Putting the Arctic sea-ice variability into a longer perspective few realise that during the early 20th century the Arctic experienced a period of remarkable warming which is not well understood. Aizawa et al reporting in Geophysical Research Letters use what they call a “state-of-the-art” climate model that appears to successfully reproduce the warming event using internal climate variability and the influences of the Sun and volcanoes, in doing so it casts light on the balance of the effects on the region today.

A Longer Pattern?

Looking on the longer term Helama et al in Climate Dynamics 2021 note that Holocene climate variability is punctuated by episodic climatic events such as the Little Ice Age (LIA) predating the industrial-era warming. Their dates and causes are controversial. Even more crucially they add, it is uncertain whether earlier events represent climatic regimes similar to the LIA. So they analyse a new 7500-year long palaeoclimate record tailored to detect LIA-like climatic regimes from northern European tree-ring data.

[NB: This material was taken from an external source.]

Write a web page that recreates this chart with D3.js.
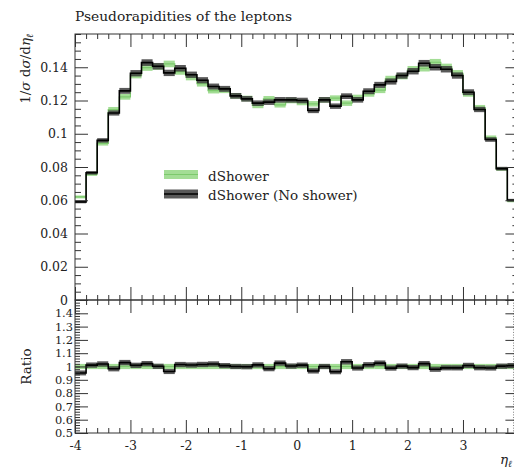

As well as the actual 17th Century LIA, they found many 100–800 year periods with cold temperatures combined with clear sky conditions from 540 CE, 1670 BCE, 3240 BCE and 5450 BCE onwards. In total these LIA-like regimes covered 20% of the study period. They notes that the ongoing decline in Arctic sea-ice extent is mirrored in their data which shows reversal of LIA-like conditions since the late nineteenth century.

So in a real sense the Arctic sea-ice extent is an emblem of climate change and the various forces contributing to it. Today, as the well-defined ice edge that stretches along most of the Russian side of the Arctic Ocean starts to freeze, the only certain thing is the oncoming cold and dark.